Второй листок, вложенный в конверт, был вырван из тетради в клетку и уже пожелтел, а на сгибах немного потерся. Василиса развернула его: твердый мужской почерк, четкие буквы, ровные строки, как по шаблону, каждая буква словно нарочно вписана ровно в одну клетку.

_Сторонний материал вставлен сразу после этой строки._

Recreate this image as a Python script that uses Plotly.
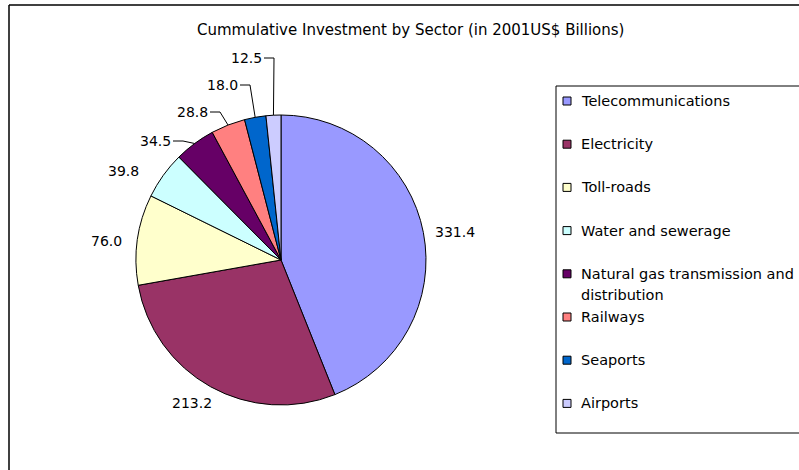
import math
import plotly.graph_objects as go

# Cumulative private investment by infrastructure sector (2001 US$ billions)
sectors = [
    "Telecommunications",
    "Electricity",
    "Toll-roads",
    "Water and sewerage",
    "Natural gas transmission and distribution",
    "Railways",
    "Seaports",
    "Airports",
]
investment = [331.4, 213.2, 76.0, 39.8, 34.5, 28.8, 18.0, 12.5]
slice_colors = ["#9999FF", "#993366", "#FFFFCC", "#CCFFFF",
                "#660066", "#FF8080", "#0066CC", "#CCCCFF"]

W, H = 799, 470
FONT = "DejaVu Sans"

# pie geometry in pixels
cx, cy, r = 281, 260, 145

# value-label offsets from the pie centre (px) and which labels get leader lines
label_offsets = [(174, -28), (-89, 143), (-175, -19), (-158, -89),
                 (-126, -119), (-89, -148), (-59, -175), (-35, -202)]
has_leader = [False, False, False, False, True, True, True, True]

fig = go.Figure()
fig.add_trace(go.Pie(
    labels=sectors,
    values=investment,
    sort=False,
    direction="clockwise",
    rotation=0,
    textinfo="none",
    hoverinfo="label+value",
    marker=dict(colors=slice_colors, line=dict(color="black", width=1)),
    domain=dict(x=[(cx - r) / W, (cx + r) / W],
                y=[1 - (cy + r) / H, 1 - (cy - r) / H]),
    showlegend=False,
))

shapes = []
annotations = []

# value labels, placed around the slices' mid-angles
total = sum(investment)
cum = 0.0
for val, (dx, dy), lead in zip(investment, label_offsets, has_leader):
    mid = (cum + val / 2) / total * 2 * math.pi
    cum += val
    lx, ly = cx + dx, cy + dy
    annotations.append(dict(x=lx, y=ly, xref="x", yref="y", text=f"{val:.1f}",
                            showarrow=False, font=dict(size=14, color="black", family=FONT),
                            xanchor="center", yanchor="middle"))
    if lead:
        ex = cx + r * math.sin(mid)
        ey = cy - r * math.cos(mid)
        x0 = lx + 18
        elbow = x0 + 10
        shapes.append(dict(type="path", xref="x", yref="y",
                           path=f"M {x0},{ly} L {elbow},{ly} L {ex},{ey}",
                           line=dict(color="black", width=1)))

# legend box with colour swatches
lg_x0, lg_y0, lg_y1 = 556, 86, 433
shapes.append(dict(type="rect", xref="x", yref="y", x0=lg_x0, y0=lg_y0, x1=W + 20, y1=lg_y1,
                   line=dict(color="black", width=1), fillcolor="rgba(0,0,0,0)"))
step = 43.2
line_gap = 21
for i, (name, col) in enumerate(zip(sectors, slice_colors)):
    yc = lg_y0 + 15 + step * i
    shapes.append(dict(type="rect", xref="x", yref="y", x0=563, x1=571, y0=yc - 4, y1=yc + 4,
                       line=dict(color="black", width=1), fillcolor=col))
    lines = ([name[:name.index(" and ") + 4], name[name.index(" and ") + 5:]]
             if name.startswith("Natural") else [name])
    for j, ln in enumerate(lines):
        annotations.append(dict(x=579, y=yc + j * line_gap, xref="x", yref="y", text=ln,
                                showarrow=False, xanchor="left", yanchor="middle",
                                font=dict(size=14.5, color="black", family=FONT)))

# chart-area frame (top and left edges)
shapes.append(dict(type="line", xref="x", yref="y", x0=9, x1=W + 5, y0=5, y1=5,
                   line=dict(color="black", width=1.5)))
shapes.append(dict(type="line", xref="x", yref="y", x0=9, x1=9, y0=5, y1=H + 5,
                   line=dict(color="black", width=1.5)))

# title
annotations.append(dict(x=410, y=30, xref="x", yref="y",
                        text="Cummulative Investment by Sector (in 2001US$ Billions)",
                        showarrow=False, xanchor="center", yanchor="middle",
                        font=dict(size=15, color="black", family=FONT)))

fig.update_layout(
    width=W, height=H,
    margin=dict(l=0, r=0, t=0, b=0),
    paper_bgcolor="white", plot_bgcolor="white",
    xaxis=dict(range=[0, W], visible=False, domain=[0, 1], fixedrange=True),
    yaxis=dict(range=[H, 0], visible=False, domain=[0, 1], fixedrange=True),
    shapes=shapes,
    annotations=annotations,
    font=dict(family=FONT, color="black"),
)

fig.write_html("out.html")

«Дорогой мой Леня, когда ты получишь это письмо, меня уже не будет. Я специально кладу его в ящик стола, чтобы Милка нашла не сразу. Не хочу, чтобы мои дети думали обо мне плохо, но и умирать с таким грузом на душе тоже не могу. Я никогда не верил в бога, но сейчас мне кажется, что там, по ту сторону, нас непременно кто-то встретит и спросит, как мы жили, что делали, кого обидели. Так вот… До встречи с твоей мамой я какое-то время встречался с одной женщиной… Не могу сказать, что очень ее любил, но была какая-то привязанность. А вот она меня любила. Любила так, что мне становилось страшно. У нее был сын, мальчик пяти лет, Руслан. Я к нему по-своему привязался. Вскоре у нас тоже родился сын, но обстоятельства сложились так, что я не выдержал и ушел. Да, проявил слабоволие, малодушие – называй как хочешь. Но я бросил и женщину, и теперь уже двоих ее детей. Нет, ты не подумай, я всегда помогал им материально, они ни в чем не нуждались, я все-таки испытывал вину за то, что не справился. А потом я встретил вашу с Милой маму и понял, что хочу прожить с ней всю жизнь. Мы ведь очень хорошо жили, ты помнишь? Но и о Ростиславе я никогда не забывал, помог ему поступить в институт, поддерживал материально, в то время уже мог позволить себе делать это без ущерба для вас. А потом с тобой случилась эта ужасная вещь… И вся жизнь нашей семьи покатилась под откос. Мама ушла так внезапно… ты оказался в тюрьме, а я с Милочкой – один. Ты знаешь, что мы были вынуждены уехать из Вольска. Но речь не об этом. Я тебя очень прошу, Леня, если когда-нибудь ты вновь окажешься в Вольске, отыщи Ростислава Хановича, он все-таки твой брат, и передай ему, что я всю свою жизнь жалел о том, что оказался слабым и оставил его. И ты сам тоже прости меня за это. Обнимаю».
– С ума сойти… – еле выдохнула Василиса, отложив листок на кровать и снимая очки. – Просто с ума можно сойти… теперь все встало на свои места… Ханович! Руслан Ханович, следователь… Папа, папа, я знаю, кто на самом деле убил маму! – заорала она вдруг, срываясь с кровати и босиком вылетая в коридор.